I am sitting here trying to get myself psyched up to go and work out when my DH gets home from work. Working out in the evening pretty much sucks but it is the only time we can go together(except for the weekend) and I hate to go alone. I won't go alone. I can talk myself out of it so easily--I got up too late, I just washed my hair yesterday and it will be fine today if I don't work out, I ate breakfast too late, I have to pay bills, my cat wants me......I can go on and on.
Working out is ok I guess. I am not a very motivated exerciser(see first paragraph, re: excuses) but the treadmill is okay. I am trying to kick my ass a little more because I think my body was getting used to the routine and it stopped being effective. SO now I work harder and get sweatier than ever and need a shower as a wipe off just doesn't cut it.

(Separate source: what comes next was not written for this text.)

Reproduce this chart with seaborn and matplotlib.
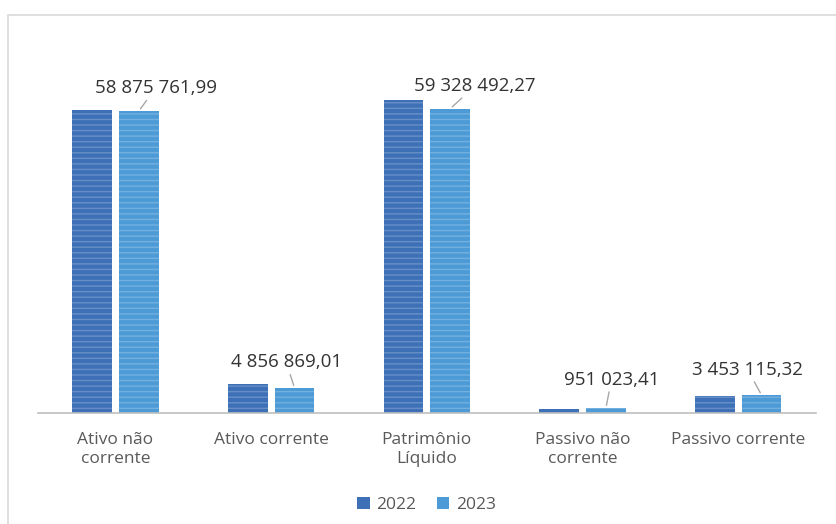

Dinner gets later and later too. Sometimes we get a veggie pizza on the way home and sometimes I cook. I hate that! Dinner doesn't get served until 8:45 even when I cook ala Rachel Ray!
Once I get going on the treadmill though, I feel strong and good. Those endorphins can really fool you! I do enjoy having my music going and now that I have my MP3 player and all those songs from Napster, I never have to listen to something I don't like. I can switch it up and watch TV too, if I want.
So, wasn't that a great psych up?? I can hardly wait to get going. Oh, wait, do I have to put my tennis shoes on? I'm not sure I want to do that!